++++ Record set ++++

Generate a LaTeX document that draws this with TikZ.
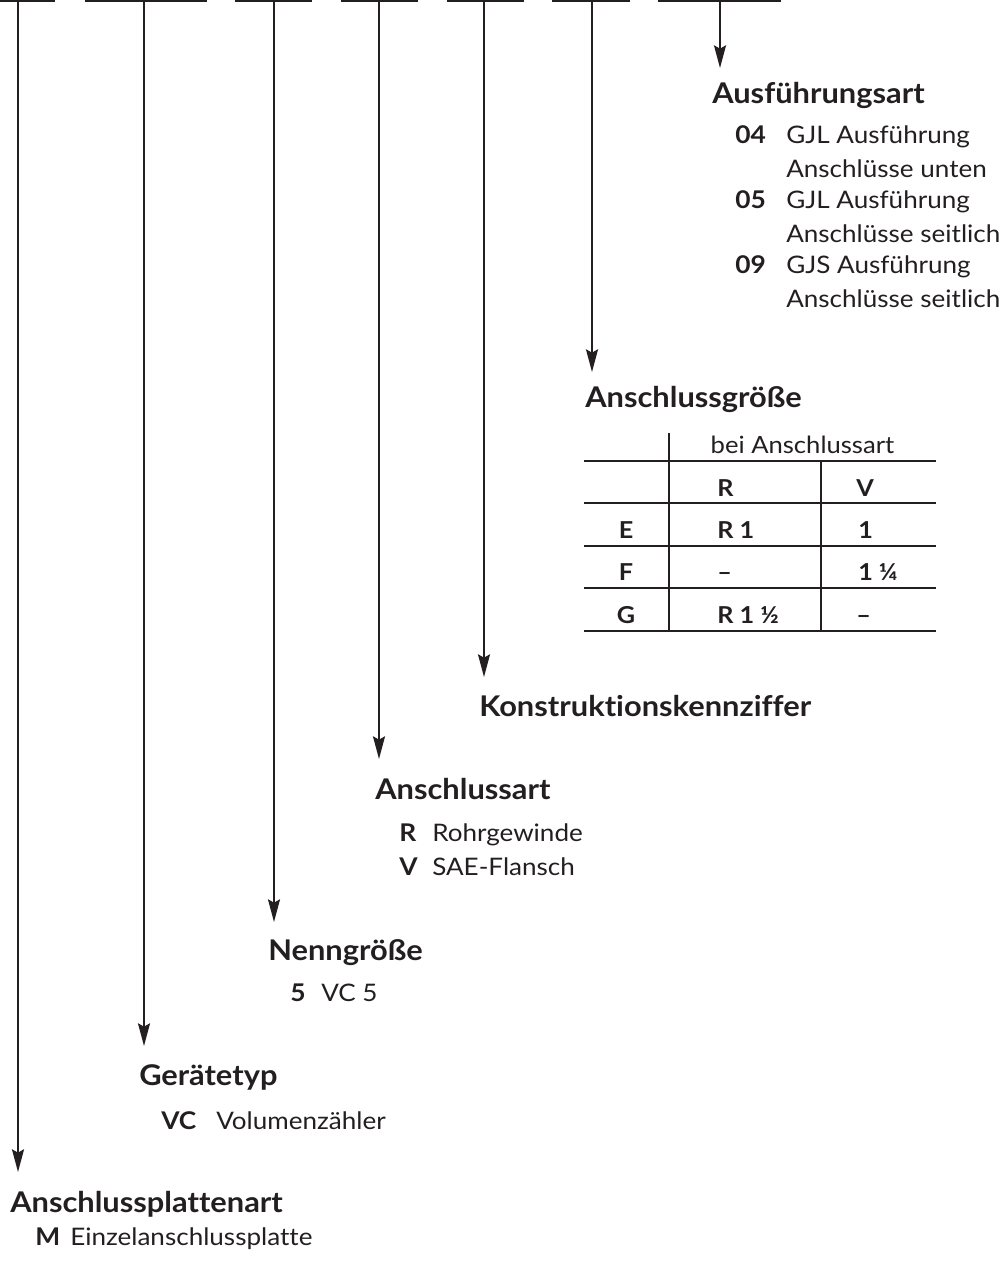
\documentclass[tikz,border=0pt]{standalone}
\usepackage{fontspec}
\setmainfont{Lato}[FakeStretch=1.08, Ligatures=NoCommon]
\usetikzlibrary{arrows.meta}
\definecolor{ink}{HTML}{231F20}
\begin{document}
\begin{tikzpicture}[x=0.75pt,y=-0.75pt,
  keybox/.style={draw=ink, line width=1.4pt, minimum height=30pt, inner sep=0pt, anchor=south},
  conn/.style={draw=ink, line width=1.4pt, -{Stealth[length=17pt, width=9pt, inset=2.5pt]}},
  head/.style={anchor=base west, inner sep=0pt, text=ink, font=\fontsize{21.4}{26}\selectfont\bfseries},
  code/.style={anchor=base west, inner sep=0pt, text=ink, font=\fontsize{18.3}{22}\selectfont\bfseries},
  desc/.style={anchor=base west, inner sep=0pt, text=ink, font=\fontsize{18.1}{22}\selectfont},
  tabb/.style={anchor=base west, inner sep=0pt, text=ink, font=\fontsize{17.5}{20}\selectfont\bfseries},
  tabr/.style={anchor=base, inner sep=0pt, text=ink, font=\fontsize{17.8}{20}\selectfont},
  tline/.style={draw=ink, line width=0.9pt}]
\useasboundingbox (0,0) rectangle (1003,1261);
\clip (0,0) rectangle (1003,1261);

% boxes at the top
\node[keybox, minimum width=54pt]    (k1) at (18,1.5) {};
\node[keybox, minimum width=90pt]    (k2) at (146,1.5) {};
\node[keybox, minimum width=56.25pt] (k3) at (273.5,1.5) {};
\node[keybox, minimum width=56.25pt] (k4) at (379.5,1.5) {};
\node[keybox, minimum width=56.25pt] (k5) at (485.5,1.5) {};
\node[keybox, minimum width=57pt]    (k6) at (591,1.5) {};
\node[keybox, minimum width=90.75pt] (k7) at (719.5,1.5) {};

% arrow tips
\coordinate (t1) at (18,1172);
\coordinate (t2) at (144,1046);
\coordinate (t3) at (274,922);
\coordinate (t4) at (379,759);
\coordinate (t5) at (484,677);
\coordinate (t6) at (592,372);
\coordinate (t7) at (720,68);

\draw[conn] (t1 |- k1.south) -- (t1);
\draw[conn] (t2 |- k2.south) -- (t2);
\draw[conn] (t3 |- k3.south) -- (t3);
\draw[conn] (t4 |- k4.south) -- (t4);
\draw[conn] (t5 |- k5.south) -- (t5);
\draw[conn] (t6 |- k6.south) -- (t6);
\draw[conn] (t7 |- k7.south) -- (t7);

% Ausführungsart
\node[head] (h7) at (712,103) {Ausführungsart};
\node[code] (c7a) at (735,143) {04};
\node[desc] (d7a) at (786,143) {GJL Ausführung};
\node[desc] (d7b) at (786,177) {Anschlüsse unten};
\node[code] (c7c) at (735,208) {05};
\node[desc] (d7c) at (786,208) {GJL Ausführung};
\node[desc] (d7d) at (786,242) {Anschlüsse seitlich};
\node[code] (c7e) at (735,273) {09};
\node[desc] (d7e) at (786,273) {GJS Ausführung};
\node[desc] (d7f) at (786,307) {Anschlüsse seitlich};

% Anschlussgröße
\node[head] (h6) at (585,407) {Anschlussgröße};
\draw[tline] (669,433) -- (669,631);
\draw[tline] (821,461) -- (821,631);
\draw[tline] (584,461) -- (936,461);
\draw[tline] (584,503) -- (936,503);
\draw[tline] (584,546) -- (936,546);
\draw[tline] (584,588) -- (936,588);
\draw[tline] (584,631) -- (936,631);
\node[tabr] (tb0) at (802.5,453) {bei Anschlussart};
\node[tabb] (tr0) at (717,496) {R};
\node[tabb] (tv0) at (856,496) {V};
\node[tabb, anchor=base] (te) at (626,538) {E};
\node[tabb] (tr1) at (717,538) {R 1};
\node[tabb] (tv1) at (858,538) {1};
\node[tabb, anchor=base] (tf) at (626,580) {F};
\node[tabb] (tr2) at (717,580) {–};
\node[tabb] (tv2) at (858,580) {1 ¼};
\node[tabb, anchor=base] (tg) at (626,623) {G};
\node[tabb] (tr3) at (717,623) {R 1 ½};
\node[tabb] (tv3) at (856,623) {–};

% Konstruktionskennziffer
\node[head] (h5) at (479,716) {Konstruktionskennziffer};

% Anschlussart
\node[head] (h4) at (375,799) {Anschlussart};
\node[code] (c4a) at (399,841) {R};
\node[desc] (d4a) at (432,841) {Rohrgewinde};
\node[code] (c4b) at (399,875) {V};
\node[desc] (d4b) at (432,875) {SAE-Flansch};

% Nenngröße
\node[head] (h3) at (268,960) {Nenngröße};
\node[code] (c3) at (290,1001) {5};
\node[desc] (d3) at (321,1001) {VC 5};

% Gerätetyp
\node[head] (h2) at (139,1085) {Gerätetyp};
\node[code] (c2) at (161,1129) {VC};
\node[desc] (d2) at (216,1129) {Volumenzähler};

% Anschlussplattenart
\node[head] (h1) at (10,1212) {Anschlussplattenart};
\node[code] (c1) at (35,1245) {M};
\node[desc] (d1) at (70,1245) {Einzelanschlussplatte};
\end{tikzpicture}
\end{document}
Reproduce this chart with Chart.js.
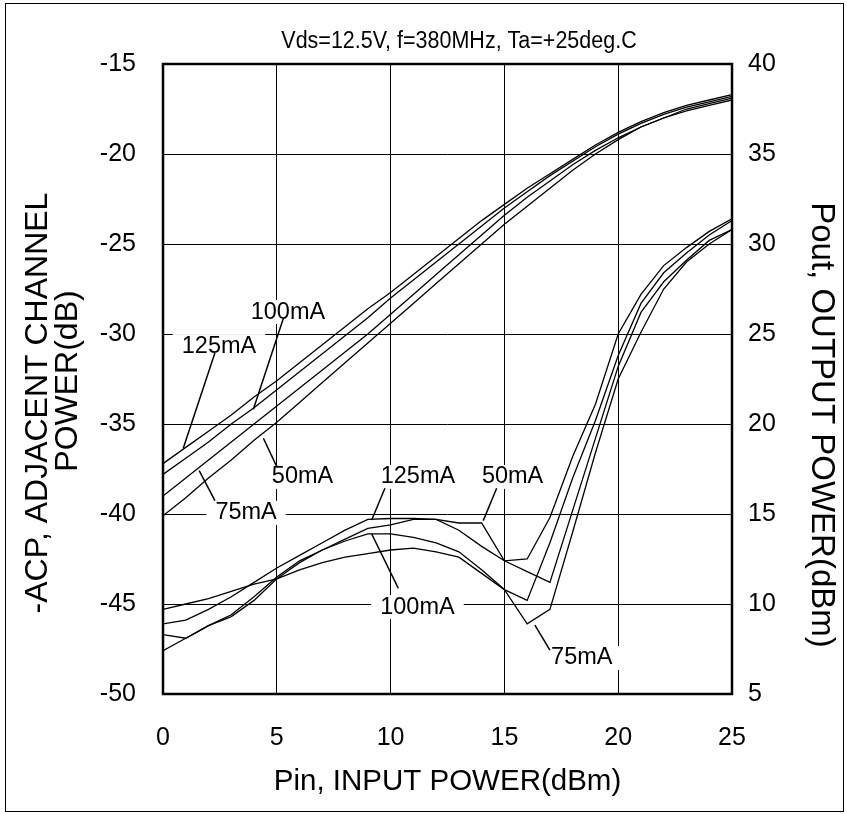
<!DOCTYPE html>
<html>
<head>
<meta charset="utf-8">
<script src="https://cdn.jsdelivr.net/npm/chart.js@4.4.1/dist/chart.umd.min.js"></script>
<style>
  html, body { margin: 0; padding: 0; background: #fff; }
  #wrap { width: 847px; height: 814px; }
</style>
</head>
<body>
<div id="wrap"><canvas id="acp-chart" width="847" height="814"></canvas></div>
<script>
( function() {
	'use strict';

	// Pin, input power (dBm)
	var pin = [ 0, 1, 2, 3, 4, 5, 6, 7, 8, 9, 10, 11, 12, 13, 14, 15, 16, 17, 18, 19, 20, 21, 22, 23, 24, 25 ];

	// Pout, output power (dBm) - right axis
	var pout125 = [ 17.8, 18.7, 19.6, 20.5, 21.5, 22.4, 23.4, 24.4, 25.4, 26.4, 27.3, 28.3, 29.3, 30.3, 31.3, 32.2, 33.1, 33.9, 34.7, 35.5, 36.2, 36.8, 37.3, 37.7, 38.0, 38.3 ];
	var pout100 = [ 17.2, 18.1, 19.0, 20.0, 20.9, 21.9, 22.9, 23.9, 24.9, 25.9, 27.0, 28.0, 29.0, 30.0, 31.0, 32.0, 32.9, 33.8, 34.6, 35.4, 36.1, 36.7, 37.2, 37.6, 37.9, 38.2 ];
	var pout75 = [ 16.0, 17.0, 18.0, 19.0, 20.0, 21.0, 22.0, 23.0, 24.0, 25.0, 26.1, 27.2, 28.3, 29.4, 30.5, 31.6, 32.6, 33.5, 34.4, 35.2, 35.9, 36.5, 37.0, 37.5, 37.8, 38.1 ];
	var pout50 = [ 14.9, 15.9, 17.0, 18.0, 19.1, 20.1, 21.2, 22.3, 23.4, 24.5, 25.6, 26.7, 27.8, 28.9, 30.0, 31.1, 32.1, 33.1, 34.1, 35.0, 35.8, 36.5, 37.0, 37.4, 37.7, 38.0 ];

	// -ACP, adjacent channel power (dB) - left axis
	var acp125 = [ -46.1, -45.9, -45.3, -44.6, -43.8, -43.0, -42.3, -41.6, -40.9, -40.3, -40.25, -40.25, -40.3, -40.9, -41.8, -42.6, -43.2, -43.8, -39.8, -35.8, -31.8, -28.8, -27.1, -25.9, -24.8, -24.2 ];
	var acp100 = [ -47.6, -46.9, -46.2, -45.7, -44.8, -43.6, -42.7, -42.0, -41.5, -41.1, -41.1, -41.3, -41.6, -42.1, -43.1, -44.2, -44.8, -41.6, -38.0, -34.8, -31.2, -28.3, -26.6, -25.5, -24.5, -23.7 ];
	var acp75 = [ -45.3, -45.0, -44.7, -44.3, -43.9, -43.6, -43.1, -42.7, -42.4, -42.2, -42.0, -41.9, -42.1, -42.4, -43.3, -44.2, -46.1, -45.3, -41.0, -36.6, -32.5, -29.9, -27.5, -26.0, -25.0, -24.2 ];
	var acp50 = [ -46.7, -46.9, -46.2, -45.6, -44.6, -43.5, -42.6, -42.0, -41.4, -40.8, -40.6, -40.3, -40.3, -40.5, -40.5, -42.6, -42.5, -40.2, -36.8, -33.9, -30.0, -27.8, -26.2, -25.2, -24.3, -23.6 ];

	// axis ranges / tick steps
	var xRange = [ 0, 25 ];
	var acpRange = [ -50, -15 ];
	var poutRange = [ 5, 40 ];
	var tickStep = 5;

	var titleText = 'Vds=12.5V, f=380MHz, Ta=+25deg.C';
	var leftTitle = [ '-ACP, ADJACENT CHANNEL', 'POWER(dB)' ];
	var rightTitle = 'Pout, OUTPUT POWER(dBm)';
	var FONT = '"Liberation Sans", Arial, Helvetica, sans-serif';

	// curve labels, placed in (Pin, -ACP) coordinates
	var curveLabels = [
		{ text: '125mA', at: [ 2.46, -30.67 ], from: [ 2.28, -31.06 ], to: [ 0.89, -36.35 ] },
		{ text: '100mA', at: [ 5.49, -28.78 ], from: [ 5.29, -29.13 ], to: [ 3.97, -34.18 ] },
		{ text: '50mA', at: [ 6.13, -37.94 ], from: [ 5.0, -37.37 ], to: [ 4.41, -35.79 ] },
		{ text: '75mA', at: [ 3.65, -39.94 ], from: [ 2.28, -39.26 ], to: [ 1.59, -37.59 ] },
		{ text: '125mA', at: [ 11.2, -37.94 ], from: [ 9.75, -38.57 ], to: [ 9.17, -40.33 ] },
		{ text: '50mA', at: [ 15.36, -37.94 ], from: [ 14.66, -38.57 ], to: [ 14.07, -40.37 ] },
		{ text: '100mA', at: [ 11.18, -45.17 ], from: [ 10.34, -44.13 ], to: [ 9.17, -41.11 ] },
		{ text: '75mA', at: [ 18.4, -48.0 ], from: [ 17.0, -47.56 ], to: [ 16.34, -46.17 ] }
	];

	function points( ys ) {
		return pin.map( function( x, i ) {
			return { x: x, y: ys[ i ] };
		} );
	}

	function line( ys, axis ) {
		return {
			data: points( ys ),
			yAxisID: axis,
			borderColor: '#000',
			borderWidth: 1.3,
			pointRadius: 0,
			tension: 0,
			fill: false
		};
	}

	function rotatedText( ctx, text, x, y, angle ) {
		ctx.save();
		ctx.translate( x, y );
		ctx.rotate( angle );
		ctx.fillText( text, 0, 0 );
		ctx.restore();
	}

	var decorPlugin = {
		id: 'decor',
		afterDatasetsDraw: function( chart ) {
			var ctx = chart.ctx;
			var sx = chart.scales.x;
			var sy = chart.scales.y;
			var area = chart.chartArea;

			ctx.save();
			ctx.font = '23.5px ' + FONT;
			ctx.textAlign = 'center';
			ctx.textBaseline = 'middle';

			curveLabels.forEach( function( lb ) {
				var cx = sx.getPixelForValue( lb.at[ 0 ] );
				var cy = sy.getPixelForValue( lb.at[ 1 ] );
				var w = ctx.measureText( lb.text ).width;
				ctx.fillStyle = '#fff';
				ctx.fillRect( cx - w / 2 - 9, cy - 12, w + 18, 24 );
				ctx.fillStyle = '#000';
				ctx.fillText( lb.text, cx, cy );

				ctx.beginPath();
				ctx.lineWidth = 1.5;
				ctx.strokeStyle = '#000';
				ctx.moveTo( sx.getPixelForValue( lb.from[ 0 ] ), sy.getPixelForValue( lb.from[ 1 ] ) );
				ctx.lineTo( sx.getPixelForValue( lb.to[ 0 ] ), sy.getPixelForValue( lb.to[ 1 ] ) );
				ctx.stroke();
			} );

			// plot frame
			ctx.lineWidth = 2.5;
			ctx.strokeStyle = '#000';
			ctx.strokeRect( area.left, area.top, area.right - area.left, area.bottom - area.top );
			ctx.restore();
		},
		afterDraw: function( chart ) {
			var ctx = chart.ctx;
			ctx.save();
			ctx.fillStyle = '#000';
			ctx.textAlign = 'center';
			ctx.textBaseline = 'middle';

			// title glyphs are a little taller than wide in the original
			ctx.save();
			ctx.translate( 459, 41 );
			ctx.scale( 1, 1.15 );
			ctx.font = '21.5px ' + FONT;
			ctx.fillText( titleText, 0, 0 );
			ctx.restore();

			// rotated axis titles
			ctx.font = '32px ' + FONT;
			rotatedText( ctx, leftTitle[ 0 ], 38, 403, -Math.PI / 2 );
			rotatedText( ctx, leftTitle[ 1 ], 68, 381, -Math.PI / 2 );
			ctx.font = '33px ' + FONT;
			rotatedText( ctx, rightTitle, 821, 425, Math.PI / 2 );

			// outer picture border
			ctx.lineWidth = 1;
			ctx.strokeStyle = '#000';
			ctx.strokeRect( 5.5, 3.5, 838, 808 );
			ctx.restore();
		}
	};

	var tickFont = { family: FONT, size: 25 };

	new Chart( document.getElementById( 'acp-chart' ), {
		type: 'line',
		data: {
			datasets: [
				line( pout125, 'y1' ),
				line( pout100, 'y1' ),
				line( pout75, 'y1' ),
				line( pout50, 'y1' ),
				line( acp125, 'y' ),
				line( acp100, 'y' ),
				line( acp75, 'y' ),
				line( acp50, 'y' )
			]
		},
		options: {
			responsive: false,
			animation: false,
			devicePixelRatio: 1,
			layout: { padding: { top: 64, left: 0, right: 0, bottom: 0 } },
			plugins: {
				legend: { display: false },
				tooltip: { enabled: false },
				title: { display: false }
			},
			scales: {
				x: {
					type: 'linear',
					min: xRange[ 0 ],
					max: xRange[ 1 ],
					ticks: { stepSize: tickStep, color: '#000', font: tickFont, padding: 29 },
					grid: { color: '#000', lineWidth: 1, drawTicks: false },
					border: { display: false },
					title: {
						display: true,
						text: 'Pin, INPUT POWER(dBm)',
						color: '#000',
						font: { family: FONT, size: 29.5 },
						padding: { top: 0, bottom: 14 }
					},
					afterFit: function( scale ) {
						scale.height = 120;
					}
				},
				y: {
					type: 'linear',
					position: 'left',
					min: acpRange[ 0 ],
					max: acpRange[ 1 ],
					ticks: { stepSize: tickStep, color: '#000', font: tickFont, padding: 27 },
					grid: { color: '#000', lineWidth: 1, drawTicks: false },
					border: { display: false },
					afterFit: function( scale ) {
						scale.width = 163;
					}
				},
				y1: {
					type: 'linear',
					position: 'right',
					min: poutRange[ 0 ],
					max: poutRange[ 1 ],
					ticks: { stepSize: tickStep, color: '#000', font: tickFont, padding: 16 },
					grid: { drawOnChartArea: false, drawTicks: false },
					border: { display: false },
					afterFit: function( scale ) {
						scale.width = 115;
					}
				}
			}
		},
		plugins: [ decorPlugin ]
	} );
} )();
</script>
</body>
</html>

++++

### To do
Exactly reproduce the run of lines from the start of the listing through the line with "k7.south) -- (t7);", inclusive; pictures are not copied.

### Worked answer
Generate a LaTeX document that draws this with TikZ.
\documentclass[tikz,border=0pt]{standalone}
\usepackage{fontspec}
\setmainfont{Lato}[FakeStretch=1.08, Ligatures=NoCommon]
\usetikzlibrary{arrows.meta}
\definecolor{ink}{HTML}{231F20}
\begin{document}
\begin{tikzpicture}[x=0.75pt,y=-0.75pt,
  keybox/.style={draw=ink, line width=1.4pt, minimum height=30pt, inner sep=0pt, anchor=south},
  conn/.style={draw=ink, line width=1.4pt, -{Stealth[length=17pt, width=9pt, inset=2.5pt]}},
  head/.style={anchor=base west, inner sep=0pt, text=ink, font=\fontsize{21.4}{26}\selectfont\bfseries},
  code/.style={anchor=base west, inner sep=0pt, text=ink, font=\fontsize{18.3}{22}\selectfont\bfseries},
  desc/.style={anchor=base west, inner sep=0pt, text=ink, font=\fontsize{18.1}{22}\selectfont},
  tabb/.style={anchor=base west, inner sep=0pt, text=ink, font=\fontsize{17.5}{20}\selectfont\bfseries},
  tabr/.style={anchor=base, inner sep=0pt, text=ink, font=\fontsize{17.8}{20}\selectfont},
  tline/.style={draw=ink, line width=0.9pt}]
\useasboundingbox (0,0) rectangle (1003,1261);
\clip (0,0) rectangle (1003,1261);

% boxes at the top
\node[keybox, minimum width=54pt]    (k1) at (18,1.5) {};
\node[keybox, minimum width=90pt]    (k2) at (146,1.5) {};
\node[keybox, minimum width=56.25pt] (k3) at (273.5,1.5) {};
\node[keybox, minimum width=56.25pt] (k4) at (379.5,1.5) {};
\node[keybox, minimum width=56.25pt] (k5) at (485.5,1.5) {};
\node[keybox, minimum width=57pt]    (k6) at (591,1.5) {};
\node[keybox, minimum width=90.75pt] (k7) at (719.5,1.5) {};

% arrow tips
\coordinate (t1) at (18,1172);
\coordinate (t2) at (144,1046);
\coordinate (t3) at (274,922);
\coordinate (t4) at (379,759);
\coordinate (t5) at (484,677);
\coordinate (t6) at (592,372);
\coordinate (t7) at (720,68);

\draw[conn] (t1 |- k1.south) -- (t1);
\draw[conn] (t2 |- k2.south) -- (t2);
\draw[conn] (t3 |- k3.south) -- (t3);
\draw[conn] (t4 |- k4.south) -- (t4);
\draw[conn] (t5 |- k5.south) -- (t5);
\draw[conn] (t6 |- k6.south) -- (t6);
\draw[conn] (t7 |- k7.south) -- (t7);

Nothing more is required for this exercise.